One year into a new reporting framework for Japanese companies, Rainforest Action Network reviewed the Corporate Governance Code reports of some of Japan’s biggest corporations. We found that in almost all cases, companies failed to declare the major environmental and social impacts that they are directly connected with. This is not only detrimental to people and forests but might also be detrimental to shareholders trying to assess a company’s long-term performance potential.

Take Malaysian palm oil company IOI Group for example – its ongoing mismanagement of numerous environmental and social risks has had serious impacts on its customers and investors. The Group’s most recent suspension from the palm oil industry’s certification body, the Roundtable on Sustainable Palm Oil (RSPO), was the result of documented complaints of deforestation and the draining and burning of peatlands on IOI Group-owned plantations. Meanwhile, IOI has also failed to resolve ongoing labor rights violations and social conflicts on its plantations. Rather than engage in meaningful reforms to address these issues, IOI responded with a lawsuit against the RSPO.

IOI Group’s share price since January 2016, with a steady decline since IOI’s suspension was decided by the RSPO on 14th March.
IOI Group’s share price since January 2016, showing a steady decline since IOI’s suspension
was handed down by the RSPO on 14th March. Source: Bloomberg

IOI’s poor management of these risks, and desperate response to well evidenced contraventions resulting in the RSPO suspension, has had a financially material impact. The Group has been subject to a rating review by Moody’s Investors Services and termination of contracts by major customers.

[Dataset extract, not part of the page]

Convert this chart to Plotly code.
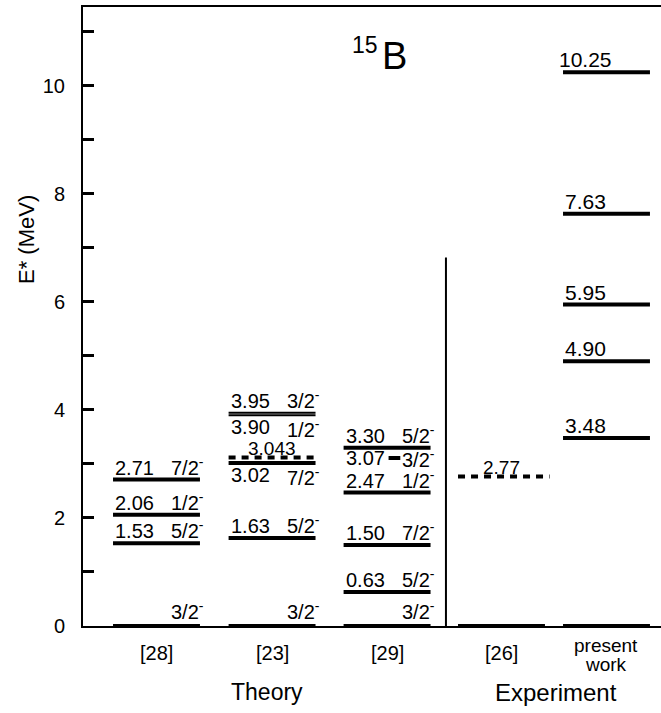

Ignoring major sustainability and human rights impacts has cost IOI not just short-term sales losses due to its inability to supply RSPO-certified palm oil to its customers, but also significant brand and reputational damage, which will undoubtedly affect long-term profits in a very competitive sector.

Many of IOI’s major international customers, including Unilever, Mars, Hershey’s, Kellogg’s, Dunkin’ Brands, Nestle, and Ferrero have dropped IOI as a supplier, and an international coalition of environmental and human rights groups is calling on hundreds of other global brands, traders and banks to follow suit and cut their ties to the controversial palm oil supplier.

Social conflicts, labor rights violations, and environmental destruction can no longer be ignored or considered another company’s problem. Companies and banks connected to irresponsible businesses in the forest sector must realise that they are not free of these risks. There is now an expectation and obligation on Japanese companies to pay close attention to, and be more transparent about, the environmental and social risks in their supply chains and financing relationships. Without this, they can be exposed to supply chain disruptions, defaults on loans, and reputational damage, that could cost them and their investors the earth.